Surovstev’s birthplace, present-day Mariupol, Ukraine, has endured some of the most devastating strikes and sieges from Russia during the war. The city’s infrastructure and housing were almost entirely destroyed, civilians suffer starvation, and thousands have been killed or displaced. Despite reconstruction efforts being promoted by Russian authorities, the city remains heavily damaged.
Lawyers say Surovtsev is close to regaining his green card status
The US government had run into trouble trying to deport Surovtsev before.
Having been born in the former Soviet Union, the Russian Consulate told the US government in early 2015 it had no records of Surovtsev, his lawyers wrote in court filings. The Ukrainian government also said at the time it couldn’t confirm his citizenship and therefore could not issue him Ukrainian travel documents.

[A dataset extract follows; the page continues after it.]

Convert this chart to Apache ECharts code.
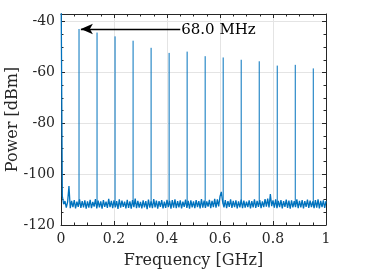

Subsequently, Surovtsev was released from ICE custody in May 2015 without his green card but with an employment authorization document, a work permit, and was required to wear an ankle monitor for six weeks. He checked in with ICE every other week before his visits became quarterly, then annual.
“Often when he met with officers, he was told that ICE had made a new attempt to contact the embassy of either Ukraine, Russia or both, but that either or both governments had refused to grant him travel documents,” his lawyers wrote in court filings.
For years, he checked in at the kiosk of the Dallas ICE office, confirming details like his address and any travel plans. But on August 1, he was unexpectedly detained, and an officer refused to accept his stay of removal from his immigration counsel who accompanied him to the appointment, his lawyers write in court filings.
But now it’s unclear what documentation Ukraine may have for Surovtsev’s deportation or what changed from a decade ago, when the country couldn’t prove his citizenship.
“In 2014 and 2015, ICE tried and failed to deport Mr. Surovtsev to Ukraine when the Ukrainian consulate told them it couldn’t prove he was a citizen,” Lee, the attorney, said in a statement. “Now we are told Ukraine is giving ‘temporary passports’ to detainees, whatever that means. To this day Ukraine has never acknowledged Mr. Surovtsev is a citizen.”
DHS did not respond to CNN’s request for comment on Surovtsev’s detainment.
“He’s always complied, but we knew that maybe something would be different this year, just because of what was going on with this immigration crackdown,” his wife said. “We didn’t think that this would be our reality.”
His detainment mobilized Samantha, when she said she became his “assistant full-time” as she tirelessly drafted a legal team to get him out.
His attorneys successfully vacated Surovstev’s carjacking charge, essentially wiping it from his record, and will have him plead to a lesser charge that doesn’t have immigration consequences.
This change in circumstances would justify reopening his case, which his team has filed for, Surovstev’s immigration lawyer Jennifer Rozdzielski said, and Surovstev’s lawful permanent resident status would be restored if a judge agreed to dismiss it.
All his family and legal team can do is wait for the case to be heard, but it sits in a heavy queue of similar motions. There is no expedited process at the immigration court level, Rozdzielski said.
“As a result of securing post-conviction relief for a past crime, he is likely to receive his green card once again very soon. And he has also not been given the opportunity to express his fear of being deported to an active warzone,” Surovstev’s attorneys Lee and Godshall-Bennett said.
The flight to Ukraine is poised to take off before a judge could make any new rulings. The motion was filed on November 4, and his attorney estimates a two- to three-month timeline.
“Our family, our community and our country is not better off with him gone,” Samantha said. “Even if he’s remaining in detention, we just want time for our case to be heard. That’s all we want.”